Headline-grabbing data breaches at retailing, banking and media companies have underscored the importance of cybersecurity and data privacy for those involved in risk-management and corporate compliance. Back in January 2015, the health care sector in particular was alarmed to learn that hackers had broken into the IT system of Indianapolis-based health care giant Anthem and made off with the personal data of as many as 80 million Americans.
But while data breaches might be PR nightmares, they are not necessarily open-and-shut legal cases for plaintiffs. Standing can be an obstacle for some plaintiffs, and class certification remains an obstacle that has yet to be successfully overcome. Despite 12 years of litigation, in fact, no court has yet certified a consumer data breach class. The aforementioned Anthem case also highlights another question worth considering in these suits — namely, whether plaintiffs are attempting to hold companies to standards of data-privacy protection that are realistic or fair in today’s cybersecurity environment.

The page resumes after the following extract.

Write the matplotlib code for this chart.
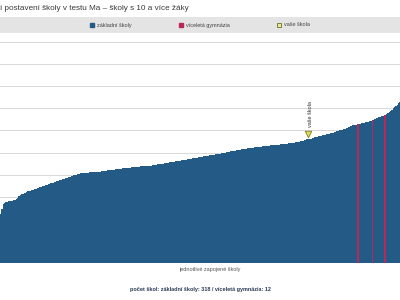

By way of background, in January 2017, several plaintiffs in one of the earliest-filed cases arising out of the Anthem data breach voluntarily asked a judge in the Northern District of California to dismiss the lawsuits they themselves had filed. The judge had ordered select plaintiffs to comply with a discovery request by Anthem that required them to submit their computers to an independent forensic examiner.

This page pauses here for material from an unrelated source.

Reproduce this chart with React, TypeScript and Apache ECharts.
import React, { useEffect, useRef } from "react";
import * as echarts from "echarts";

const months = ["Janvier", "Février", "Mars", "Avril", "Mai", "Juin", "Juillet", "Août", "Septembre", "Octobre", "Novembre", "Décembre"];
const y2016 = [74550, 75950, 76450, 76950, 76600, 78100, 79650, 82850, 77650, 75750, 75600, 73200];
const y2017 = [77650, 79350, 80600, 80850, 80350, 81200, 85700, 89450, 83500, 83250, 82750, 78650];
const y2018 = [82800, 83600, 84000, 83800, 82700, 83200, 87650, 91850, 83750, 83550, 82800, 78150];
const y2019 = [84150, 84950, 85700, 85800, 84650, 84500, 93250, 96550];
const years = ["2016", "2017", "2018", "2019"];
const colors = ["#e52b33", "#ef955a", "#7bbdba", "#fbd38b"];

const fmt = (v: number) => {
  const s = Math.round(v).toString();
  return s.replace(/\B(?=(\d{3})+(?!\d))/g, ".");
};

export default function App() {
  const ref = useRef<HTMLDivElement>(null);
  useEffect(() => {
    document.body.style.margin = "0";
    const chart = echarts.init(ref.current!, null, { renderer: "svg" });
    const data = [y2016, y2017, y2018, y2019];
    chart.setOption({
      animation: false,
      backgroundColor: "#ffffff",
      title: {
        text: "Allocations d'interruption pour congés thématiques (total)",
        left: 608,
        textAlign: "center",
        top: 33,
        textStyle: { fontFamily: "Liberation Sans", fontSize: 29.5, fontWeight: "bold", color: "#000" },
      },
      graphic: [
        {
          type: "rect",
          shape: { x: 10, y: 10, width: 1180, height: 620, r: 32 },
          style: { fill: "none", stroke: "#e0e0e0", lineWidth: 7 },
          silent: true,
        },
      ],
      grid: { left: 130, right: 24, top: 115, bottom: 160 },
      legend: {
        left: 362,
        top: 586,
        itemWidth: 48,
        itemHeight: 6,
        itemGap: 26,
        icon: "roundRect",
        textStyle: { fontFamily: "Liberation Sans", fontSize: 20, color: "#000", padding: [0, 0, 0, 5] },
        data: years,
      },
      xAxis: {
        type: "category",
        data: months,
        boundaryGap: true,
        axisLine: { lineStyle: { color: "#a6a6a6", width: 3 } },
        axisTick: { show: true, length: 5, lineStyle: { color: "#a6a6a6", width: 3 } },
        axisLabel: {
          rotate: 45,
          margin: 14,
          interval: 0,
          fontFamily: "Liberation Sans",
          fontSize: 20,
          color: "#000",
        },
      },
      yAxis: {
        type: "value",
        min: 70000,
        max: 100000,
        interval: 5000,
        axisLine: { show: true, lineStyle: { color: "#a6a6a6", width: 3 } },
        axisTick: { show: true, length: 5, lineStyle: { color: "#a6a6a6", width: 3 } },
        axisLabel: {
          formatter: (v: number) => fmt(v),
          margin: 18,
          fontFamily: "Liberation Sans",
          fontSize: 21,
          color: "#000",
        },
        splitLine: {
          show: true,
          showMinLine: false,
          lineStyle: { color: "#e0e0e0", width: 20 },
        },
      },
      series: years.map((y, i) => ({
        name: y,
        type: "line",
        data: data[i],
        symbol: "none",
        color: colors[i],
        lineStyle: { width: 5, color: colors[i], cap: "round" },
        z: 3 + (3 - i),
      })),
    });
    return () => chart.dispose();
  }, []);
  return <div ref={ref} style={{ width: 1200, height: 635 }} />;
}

Anthem wanted to determine whether malware had caused data or credentials to be stolen from the plaintiffs’ computers even before the breach of Anthem’s systems. If that proved to be true, it would call into question whether the plaintiffs’ alleged injuries had truly been caused by the Anthem hack.
Legally, it isn’t surprising that Anthem should be entitled to this kind of confidential information through discovery because it pertains to the issue of causation. And yet it appears that certain plaintiffs dropped out of the suit in order to avoid disclosing this possibly confidential information via discovery. Arguably, the process might well have shown that these plaintiffs’ data or credentials had been compromised prior to the Anthem breach.
Some internet users are their own worst enemies with respect to data privacy. They essentially take zero safety precautions to reduce the risk that their personal information is not needlessly exposed. Instead of checking the privacy policies of the websites they visit and “opting out” of potentially invasive requests, they reflexively give permission to any and all requests. People still use “password” as their password or fail to take advantage of enhanced measures such as two-factor authentication. Instead of checking free credit reports via services like Credit Karma, they just assume their data has never been compromised.
Even U.S. intelligence agencies have been hacked. No organization, no matter how large and no matter what security protocols are in place, is immune from its systems being compromised. Thus, it is reasonable to ask whether alleged damages in a data-breach case truly can be traced to a given hack of a particular company or whether they stem from a prior breach or multiple prior breaches of the plaintiff’s own computer.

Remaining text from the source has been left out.